Financial Stability Review: market participants should be wary of underestimating risk

The Bundesbank sees nothing to suggest that excessive risks are building up in Germany's financial system, but its 2017 Financial Stability Review nevertheless cautions against expecting too much from future economic developments. "It is imperative that the currently favourable economic situation and low level of volatility in the financial markets do not obscure the fact that there are risks to the stability of the German financial system and that these could grow," states the report, which the Bundesbank’s Vice-President Claudia Buch and her Executive Board colleague Andreas Dombret presented at a press conference in Frankfurt am Main.

Low-interest-rate setting and upbeat economy harbour risk

One of the main risks associated with low interest rates and an upbeat economy is that of overstating the debt sustainability of market participants, Ms Buch explained, singling out two scenarios which she said could hit Germany’s financial system hard.

One risk scenario is a faster-than-expected upturn in interest rates, which might put banks under considerable pressure by driving up their wholesale funding costs significantly, while their interest income would rise at a slower pace initially.

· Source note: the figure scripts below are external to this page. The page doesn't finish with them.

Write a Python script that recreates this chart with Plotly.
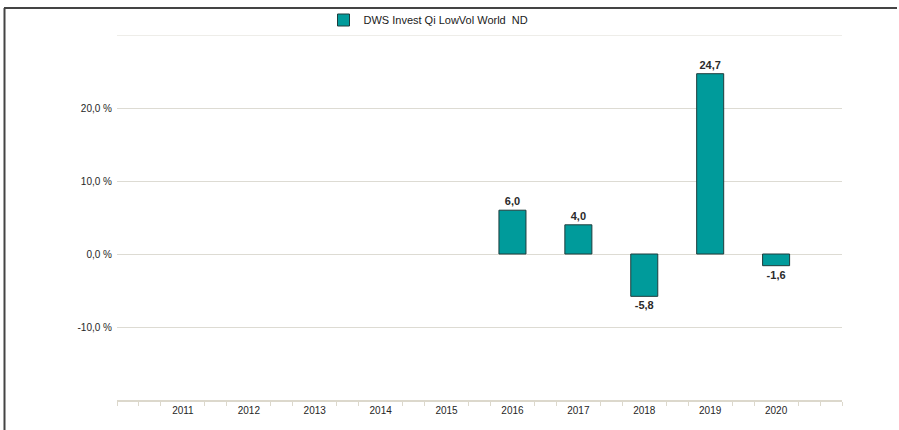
import plotly.graph_objects as go

years = [2011, 2012, 2013, 2014, 2015, 2016, 2017, 2018, 2019, 2020]
returns = [None, None, None, None, None, 6.0, 4.0, -5.8, 24.7, -1.6]
series_name = "DWS Invest Qi LowVol World  ND"
y_tickvals = [-10, 0, 10, 20, 30]
y_ticktext = ["-10,0 %", "0,0 %", "10,0 %", "20,0 %", ""]
y_min, y_max = -20, 30

x_lo, x_hi = years[0] - 1, years[-1] + 1
minor_vals = [x_lo]
for y in range(x_lo, x_hi):
    minor_vals += [y + 1/3, y + 2/3]
minor_vals.append(x_hi)

FONT = "Liberation Sans, Arial, sans-serif"
GRID = "#dddbd3"

fig = go.Figure()
fig.add_trace(go.Bar(
    x=years, y=returns, name=series_name,
    marker=dict(color="#009b9b", line=dict(color="#1e3c3c", width=1)),
    width=0.41,
    texttemplate="%{y:.1f}", textposition="outside",
    textfont=dict(size=11, color="#2a2a2a", family=FONT, weight="bold"),
    cliponaxis=False,
    showlegend=True,
))

fig.update_layout(
    width=899, height=430,
    margin=dict(l=117, r=57, t=35, b=30, autoexpand=False),
    paper_bgcolor="white", plot_bgcolor="white",
    separators=",.",
    font=dict(family=FONT, size=10, color="#333333"),
    showlegend=True,
    legend=dict(orientation="h", xref="container", yref="container",
                x=0.5 - 21/899, xanchor="center", y=1 - 20/430, yanchor="middle",
                font=dict(size=11, color="#1a1a1a"),
                itemwidth=30, bgcolor="rgba(0,0,0,0)"),
    xaxis=dict(
        range=[x_lo, x_hi], tickmode="array", tickvals=years,
        ticktext=[str(y) for y in years], ticks="", showgrid=False,
        zeroline=False, showline=True, linecolor="#dcd8cc", linewidth=2,
        tickfont=dict(size=10, color="#262626"),
        minor=dict(tickmode="array", tickvals=minor_vals, ticks="outside",
                   ticklen=4, tickwidth=1, tickcolor="#dcd8cc", showgrid=False),
    ),
    yaxis=dict(
        range=[y_min, y_max], tickmode="array", tickvals=y_tickvals, ticktext=y_ticktext,
        ticks="", showgrid=True, gridcolor=GRID, gridwidth=1,
        zeroline=False, showline=False, ticklabelstandoff=4,
        tickfont=dict(size=10, color="#262626"),
    ),
    bargap=0.59,
)

# top gridline at the upper edge of the value range
fig.add_shape(type="line", xref="paper", yref="y", x0=0, x1=1, y0=y_max, y1=y_max,
              line=dict(color=GRID, width=1), layer="below")

# frame lines (left and top) of the chart container
fig.add_shape(type="line", xref="paper", yref="paper",
              x0=(4.5-117)/725, x1=(4.5-117)/725, y0=(400-8)/365, y1=(400-432)/365,
              line=dict(color="#444444", width=2))
fig.add_shape(type="line", xref="paper", yref="paper",
              x0=(4-117)/725, x1=(897-117)/725, y0=(400-8)/365, y1=(400-8)/365,
              line=dict(color="#444444", width=2))

fig.write_html("out.html", config={"displayModeBar": False},
               post_script="document.body.style.margin='0';")
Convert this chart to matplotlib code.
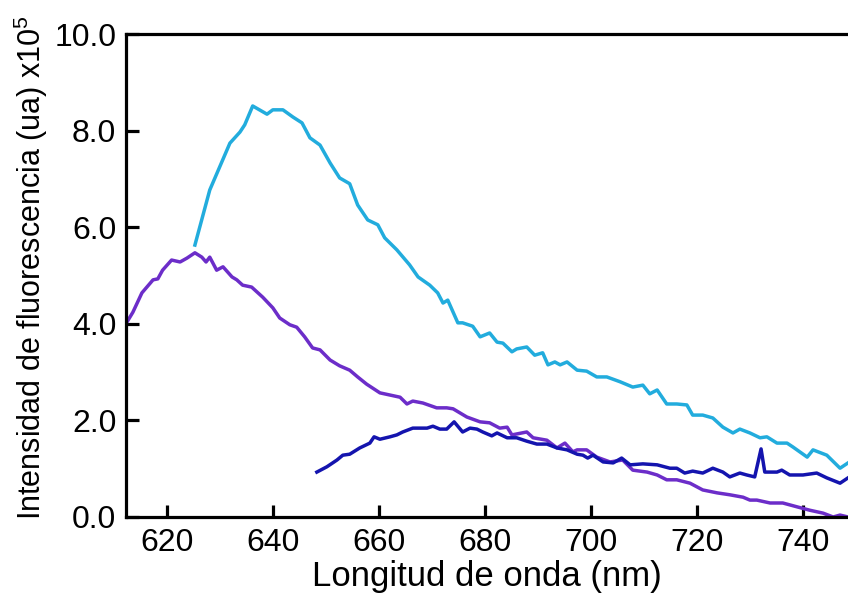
import matplotlib
matplotlib.use('Agg')
import matplotlib.pyplot as plt

plt.rcParams['font.family'] = ['Liberation Sans', 'DejaVu Sans']
plt.rcParams['mathtext.default'] = 'regular'

# espectros (nm, intensidad x10^5)
wl_cyan = [625.3, 628.1, 631.9, 633.8, 634.7, 636.2, 638.9, 640.0, 641.9, 643.8,
           645.5, 647.0, 648.9, 650.8, 652.6, 654.5, 656.0, 657.9, 659.8, 661.1,
           663.4, 665.8, 667.4, 669.6, 671.1, 672.1, 673.0, 674.9, 675.8, 677.7,
           679.1, 680.9, 682.3, 683.4, 685.1, 686.0, 687.9, 689.4, 690.9, 691.9,
           693.2, 694.2, 695.5, 697.4, 699.2, 701.1, 703.0, 705.5, 707.9, 709.8,
           711.1, 712.5, 714.3, 716.2, 718.1, 719.2, 721.1, 723.0, 724.9, 726.8,
           728.1, 730.0, 731.9, 733.2, 735.1, 737.0, 738.1, 740.8, 741.9, 744.5,
           747.0, 748.5]
int_cyan = [5.63, 6.77, 7.74, 7.97, 8.12, 8.51, 8.34, 8.43, 8.43, 8.28,
            8.16, 7.85, 7.70, 7.33, 7.02, 6.90, 6.46, 6.15, 6.05, 5.78,
            5.53, 5.22, 4.97, 4.80, 4.64, 4.43, 4.49, 4.02, 4.02, 3.95,
            3.73, 3.81, 3.62, 3.60, 3.42, 3.48, 3.52, 3.35, 3.40, 3.15,
            3.21, 3.15, 3.21, 3.04, 3.02, 2.90, 2.90, 2.80, 2.69, 2.73,
            2.55, 2.63, 2.34, 2.34, 2.32, 2.11, 2.11, 2.05, 1.86, 1.74,
            1.82, 1.74, 1.64, 1.66, 1.53, 1.53, 1.45, 1.24, 1.39, 1.28,
            1.01, 1.12]

wl_purple = [612.5, 613.6, 615.3, 617.4, 618.3, 619.2, 620.9, 622.5, 623.8, 625.3,
             626.6, 627.4, 628.1, 629.4, 630.6, 632.3, 633.2, 634.3, 636.0, 638.1,
             640.0, 641.3, 643.2, 644.5, 646.0, 647.5, 648.9, 650.8, 652.6, 654.5,
             656.0, 657.7, 660.2, 664.0, 665.3, 666.4, 668.3, 670.9, 672.8, 674.0,
             676.6, 679.1, 680.9, 682.8, 684.2, 685.1, 687.9, 689.1, 691.7, 693.6,
             695.1, 696.6, 697.4, 699.2, 701.1, 703.6, 706.0, 707.9, 710.6, 712.5,
             714.3, 716.2, 718.7, 721.1, 723.8, 726.2, 728.7, 730.0, 731.3, 733.8,
             736.2, 738.9, 741.3, 743.8, 745.7, 747.0, 748.5]
int_purple = [4.04, 4.24, 4.64, 4.91, 4.93, 5.11, 5.32, 5.28, 5.36, 5.47,
              5.38, 5.28, 5.38, 5.11, 5.18, 4.97, 4.91, 4.80, 4.76, 4.55,
              4.33, 4.12, 3.98, 3.93, 3.73, 3.50, 3.46, 3.25, 3.13, 3.04,
              2.90, 2.75, 2.57, 2.48, 2.34, 2.40, 2.36, 2.26, 2.26, 2.24,
              2.07, 1.97, 1.95, 1.84, 1.86, 1.70, 1.76, 1.64, 1.59, 1.43,
              1.53, 1.35, 1.39, 1.39, 1.24, 1.14, 1.18, 0.97, 0.93, 0.87,
              0.77, 0.77, 0.70, 0.56, 0.50, 0.46, 0.41, 0.35, 0.35, 0.29,
              0.29, 0.21, 0.14, 0.08, 0.00, 0.04, 0.00]

wl_blue = [648.3, 650.2, 652.1, 653.2, 654.5, 656.4, 658.3, 659.1, 660.2, 662.1,
           663.4, 664.5, 666.4, 669.1, 670.2, 671.5, 672.8, 674.2, 675.8, 677.2,
           678.5, 679.6, 681.3, 682.3, 684.2, 686.0, 687.9, 689.8, 691.7, 693.6,
           695.5, 697.4, 698.5, 699.4, 700.4, 702.3, 704.2, 705.8, 707.4, 709.8,
           712.5, 714.9, 716.2, 717.7, 719.2, 721.1, 723.0, 724.9, 726.2, 728.1,
           729.4, 730.9, 732.1, 732.8, 735.1, 736.0, 737.5, 740.0, 742.6, 744.5,
           747.0, 748.5]
int_blue = [0.93, 1.04, 1.18, 1.28, 1.30, 1.43, 1.53, 1.66, 1.61, 1.66,
            1.70, 1.76, 1.84, 1.84, 1.88, 1.82, 1.82, 1.97, 1.76, 1.84,
            1.82, 1.76, 1.68, 1.74, 1.64, 1.64, 1.57, 1.51, 1.51, 1.43,
            1.39, 1.30, 1.28, 1.22, 1.28, 1.14, 1.12, 1.22, 1.08, 1.10,
            1.08, 1.01, 1.01, 0.91, 0.95, 0.91, 1.01, 0.93, 0.83, 0.91,
            0.87, 0.83, 1.41, 0.93, 0.93, 0.97, 0.87, 0.87, 0.91, 0.81,
            0.70, 0.81]

x_ticks = [620, 640, 660, 680, 700, 720, 740]
y_ticks = [0, 2, 4, 6, 8, 10]

fig = plt.figure(figsize=(8.48, 5.96), dpi=100)
ax = fig.add_axes([126 / 848, 79 / 596, 722 / 848, 483 / 596])

ax.plot(wl_cyan, int_cyan, color='#22ACDD', lw=2.5, solid_joinstyle='round')
ax.plot(wl_purple, int_purple, color='#6C2DC9', lw=2.5, solid_joinstyle='round')
ax.plot(wl_blue, int_blue, color='#1414AE', lw=2.5, solid_joinstyle='round')

ax.set_xlim(612.3, 748.5)
ax.set_ylim(0, 10)
ax.set_xticks(x_ticks)
ax.set_yticks(y_ticks)
ax.set_yticklabels(['%.1f' % v for v in y_ticks])

ax.spines['right'].set_visible(False)
for s in ['left', 'bottom', 'top']:
    ax.spines[s].set_linewidth(2.3)
ax.tick_params(direction='in', length=9, width=2.3, labelsize=23)
ax.tick_params(axis='x', pad=8)
ax.tick_params(axis='y', pad=7)

ax.set_xlabel('Longitud de onda (nm)', fontsize=25)
ax.xaxis.set_label_coords(0.5, -0.09)
ax.set_ylabel('Intensidad de fluorescencia (ua) x10$^5$', fontsize=22)
ax.yaxis.set_label_coords(-0.105, 0.517)

fig.savefig('out.png', dpi=100)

The other scenario – one in which interest rates languish at their current low levels for longer than expected – might amplify banks’ search for yield and increase their willingness to take on risk. "A stable financial system needs to be in a position to weather unexpected, but by no means wholly unrealistic, scenarios such as the ones I have just mentioned," Ms Buch observed.

Banks need to further strengthen their resilience

The Bundesbank’s experts believe that the capital adequacy of German credit institutions is much better today than it was before the financial crisis. Tier 1 capital ratios – that is, the ratio of tier 1 capital to risk-weighted assets – have risen from 10% back in 2008 to 15.4% in the second quarter of 2017. Andreas Dombret, whose remit on the Bundesbank’s Executive Board includes banking supervision, welcomed above all the fact that institutions that were not as well capitalised prior to the crisis have raised their tier 1 capital ratio by a particularly large extent.

Commenting on the poor profitability of many German credit institutions relative to their European peers, Mr Dombret called on the banks to further strengthen their resilience and ensure that their funding models are sustainable. They should pay particular attention to maturity transformation and interest rate risk, he said, cautioning that, "To expect the favourable developments of the past to continue indefinitely might otherwise be tantamount to systematically underestimating credit risk."

Risks from housing loans still low

Another major topic covered by the Financial Stability Review is the residential real estate market, given its particular importance for the German economy as a whole. House prices climbed by 6% in 2016 and by a further 5.4% in the first six months of 2017. Bundesbank model calculations suggest that residential real estate is overvalued, especially in urban areas, with overvaluations last year estimated to have ranged between 15% and 30%. That contrasts with 2015, when the share of the price increase which could not be explained by economic fundamentals such as income, interest rates and demographic factors was just 10% to 20%. Yet the risks stemming from housing loans are still relatively low, the Bank’s experts write in the Financial Stability Review.

Bundesbank Vice-President Claudia Buch puts that assessment down to the fact that growth in loans for house purchase is lagging behind the rise in housing prices. At 3.9%, credit growth is down on the long-term average of 4.8%, she observed, adding that there is nothing in the available data to suggest that lending standards have been eased. "Nonetheless, there is a risk that lending activity in the real estate markets will prove unsustainable in future," she warned, saying that this could be the case if interest rates rise or there is a turnaround in price dynamics.

Structured evaluation of reforms

One further topic addressed in the Financial Stability Review is the raft of comprehensive financial regulatory reforms which were initiated in the wake of the crisis with a view to strengthening capital adequacy and ultimately improving resilience across the financial system.

The agreed rules now need to be applied consistently, the report states, if the market mechanism is to function and taxpayers are to be better protected in the future. It is also time to evaluate the impact of those reforms. "A structured evaluation is the only way to gauge the costs and benefits of the reforms to society at large," Claudia Buch reasoned, adding a word of warning that, "The evaluation of the reforms should not be used as a pretext to water them down or weaken the resilience of the financial system."